Aim: Leaving the pictures out, print the lines from the first line of the listing through the line containing "from matplotlib.transforms import", exactly as they read, and no others.

--- Begin ---

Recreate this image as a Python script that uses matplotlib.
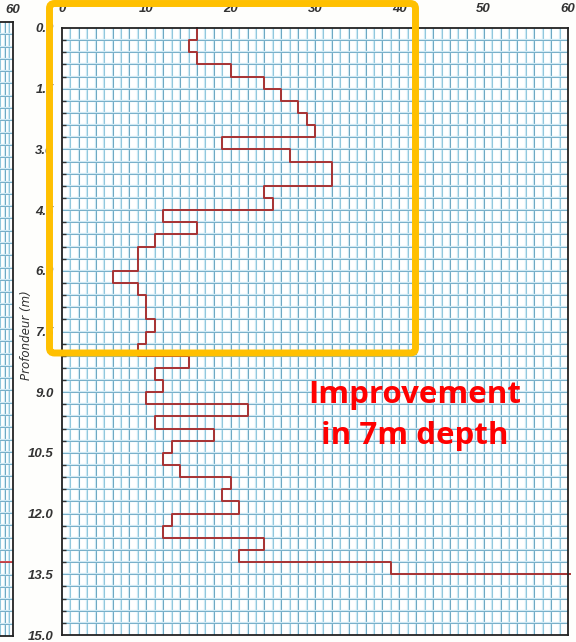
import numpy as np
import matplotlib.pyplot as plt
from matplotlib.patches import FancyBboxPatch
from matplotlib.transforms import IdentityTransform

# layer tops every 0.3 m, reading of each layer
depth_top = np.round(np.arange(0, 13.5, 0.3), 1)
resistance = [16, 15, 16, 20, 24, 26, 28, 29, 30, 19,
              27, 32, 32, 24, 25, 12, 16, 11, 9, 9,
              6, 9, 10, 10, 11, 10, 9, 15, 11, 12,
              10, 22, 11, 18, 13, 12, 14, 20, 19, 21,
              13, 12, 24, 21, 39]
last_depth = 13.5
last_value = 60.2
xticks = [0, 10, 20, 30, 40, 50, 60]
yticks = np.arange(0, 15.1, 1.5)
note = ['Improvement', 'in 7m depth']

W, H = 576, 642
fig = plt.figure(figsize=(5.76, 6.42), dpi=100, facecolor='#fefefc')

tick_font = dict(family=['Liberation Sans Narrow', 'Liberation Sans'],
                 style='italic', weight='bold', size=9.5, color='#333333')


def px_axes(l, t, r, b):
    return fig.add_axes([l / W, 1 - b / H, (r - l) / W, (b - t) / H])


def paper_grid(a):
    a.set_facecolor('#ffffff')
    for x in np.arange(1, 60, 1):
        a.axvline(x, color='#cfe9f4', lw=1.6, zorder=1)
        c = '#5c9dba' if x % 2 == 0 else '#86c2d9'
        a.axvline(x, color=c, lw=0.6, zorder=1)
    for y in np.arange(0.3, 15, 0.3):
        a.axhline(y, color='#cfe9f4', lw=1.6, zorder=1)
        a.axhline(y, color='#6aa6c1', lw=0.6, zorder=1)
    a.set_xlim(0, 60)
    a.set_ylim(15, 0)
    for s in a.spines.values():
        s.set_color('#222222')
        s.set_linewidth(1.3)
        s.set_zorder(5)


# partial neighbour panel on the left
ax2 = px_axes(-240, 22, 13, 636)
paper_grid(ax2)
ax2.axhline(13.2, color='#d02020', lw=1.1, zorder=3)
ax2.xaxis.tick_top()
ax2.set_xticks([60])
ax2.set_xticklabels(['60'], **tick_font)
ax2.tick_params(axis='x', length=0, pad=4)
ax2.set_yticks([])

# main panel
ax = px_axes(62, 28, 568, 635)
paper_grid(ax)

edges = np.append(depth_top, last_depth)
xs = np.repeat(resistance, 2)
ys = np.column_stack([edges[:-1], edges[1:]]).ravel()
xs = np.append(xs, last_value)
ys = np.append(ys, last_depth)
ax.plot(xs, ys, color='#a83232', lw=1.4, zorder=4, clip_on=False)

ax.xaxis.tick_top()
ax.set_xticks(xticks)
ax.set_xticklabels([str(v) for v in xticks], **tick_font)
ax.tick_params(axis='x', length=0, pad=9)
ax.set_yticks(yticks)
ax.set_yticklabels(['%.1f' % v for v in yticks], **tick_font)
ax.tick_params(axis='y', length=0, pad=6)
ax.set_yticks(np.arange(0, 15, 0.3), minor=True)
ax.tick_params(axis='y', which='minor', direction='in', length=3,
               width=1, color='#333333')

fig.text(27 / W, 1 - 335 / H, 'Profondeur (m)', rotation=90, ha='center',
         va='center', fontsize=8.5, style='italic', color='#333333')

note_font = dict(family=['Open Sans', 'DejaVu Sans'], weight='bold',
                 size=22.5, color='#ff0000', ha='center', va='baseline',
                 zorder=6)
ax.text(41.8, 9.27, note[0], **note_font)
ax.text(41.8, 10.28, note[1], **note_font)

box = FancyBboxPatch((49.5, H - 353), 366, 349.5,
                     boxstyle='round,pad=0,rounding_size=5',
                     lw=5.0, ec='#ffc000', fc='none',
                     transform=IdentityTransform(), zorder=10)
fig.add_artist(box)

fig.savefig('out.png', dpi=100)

--- End ---

The result:
Recreate this image as a Python script that uses matplotlib.
import numpy as np
import matplotlib.pyplot as plt
from matplotlib.patches import FancyBboxPatch
from matplotlib.transforms import IdentityTransform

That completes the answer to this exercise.